Now I will just buy a bag of them at the grocery store and keep them in my purse... you know, just in case. And no, mothers out there reading this blog, I will be selfish and only give these suckers to my own children. I will allow you to suffer as you listen to your child scream for a sucker at and I will not give you one of mine. Why? Because we must all learn the hard way...

Just kidding, I am sure I will help you out if I am around, but only if I haven't had to use 10 of them already that day, in that case I may just sit and watch it all happen feeling comfort in knowing that I am not the only one who must endure the screaming child who just has to have a sucker.

And while I am on this subject, do we need to sign a petition to all the stores who feel it so necessary to place ALL the candy and gum right at the check out stand.

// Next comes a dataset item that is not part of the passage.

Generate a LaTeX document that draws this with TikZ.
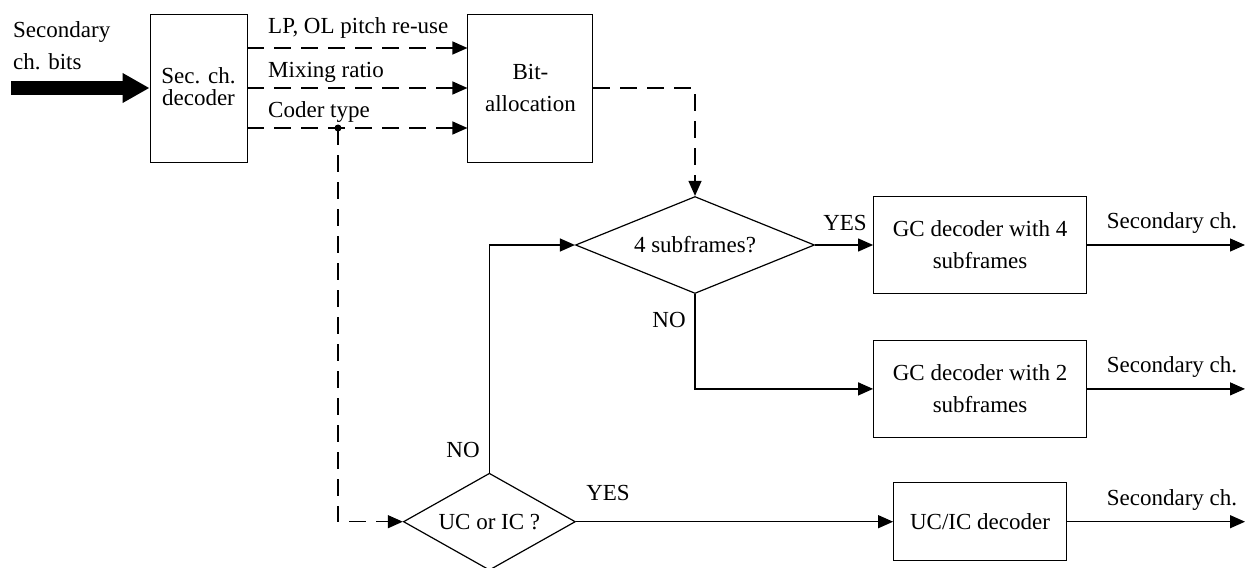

I mean seriously, we made it through the whole grocery store with a child who is sticky from all the suckers I had in my purse and is still crying because now they are gone and I took too long trying to decide which cereal was the better buy and in the meantime she/he has decided that suckers are no longer good enough but she must have the fruit roll-ups that are on that same isle, and I refuse to give in because I must show who is boss (and we all really know who that is anyway) and then in a heap of blubbering mess I drag my child to the check out stand even though I did not get the milk or the bacon that was on my list only to save myself from insanity to pay for the stinking groceries and then my coupons fall into the belt so I have to wait for the checker to fish them out all while I am still trying to calm and handle the blubbering mess who is still my child and continue to tell them NO for ever single candy bar, gum, sunflower seeds, chips, bon bons and treat that are lined right at her eye level in brightly tempting colored wrappers and then the older one with me has disappeared into the abyss of the store during all the commotion so now I am panicked and worn out, so I call the name of my older child saying, "I'll buy you skittles if you get over here now..." And then I have to tell the other balling mess to pick whatever she wants and all in all I pay $3 just because I wouldn't spend the $1.50 on the fruit roll-ups fifteen minutes before that...

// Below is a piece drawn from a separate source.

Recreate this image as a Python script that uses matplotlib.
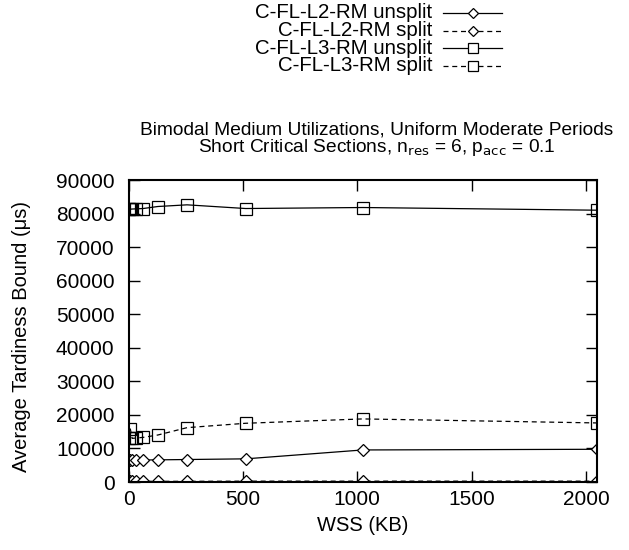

Glad I showed who was boss


5 remarks:

Rochelle said...

HA! If I cry, will you give me one?

Ethington Family said...

Oh Rach! This is so my story at the grocery store. However you missed the part where everyone is giving you that look like, don't know you don't expect sympethy. All while their thinking, "crazy lady, you did it to yourself". As if I would choose to take all my kids at the baby's nap time to the store.
Then of course their is the checker who actually has the nerve to say, "if that were my child, they wouldn't get anything!" So for that reason alone you hand them over a big chocolate bar, just to show her you're glad you aren't her.
All in all though, you get home and realize at least 3-5 items you get to go back for tomorrow.:)

Cami said...

oh my goodness, life with you is never boring! :) your kids are so cute! boy, i can't wait till our little one grows up! HAHAH!

wendy said...

I tell you what, W better get on that Fisher Price Tranquillizer Gun soon. I bet he could make a fortune. Next time, leave them both with me and I'll try to make sure they don't both get stung. Even if they do,
at least you won't have to get them a sucker, because you wont be here. Hehehehahaha. #9 really was a trooper.

Anonymous said...

I love stories that make me laugh inside because I can relate :) ha ha! But you forgot to add the part where half of the packages of food are open because the kids tried to eat them while sitting in the cart - I've been told more than once by a checker, "it looks like there was a little mouse in your cart." fun times.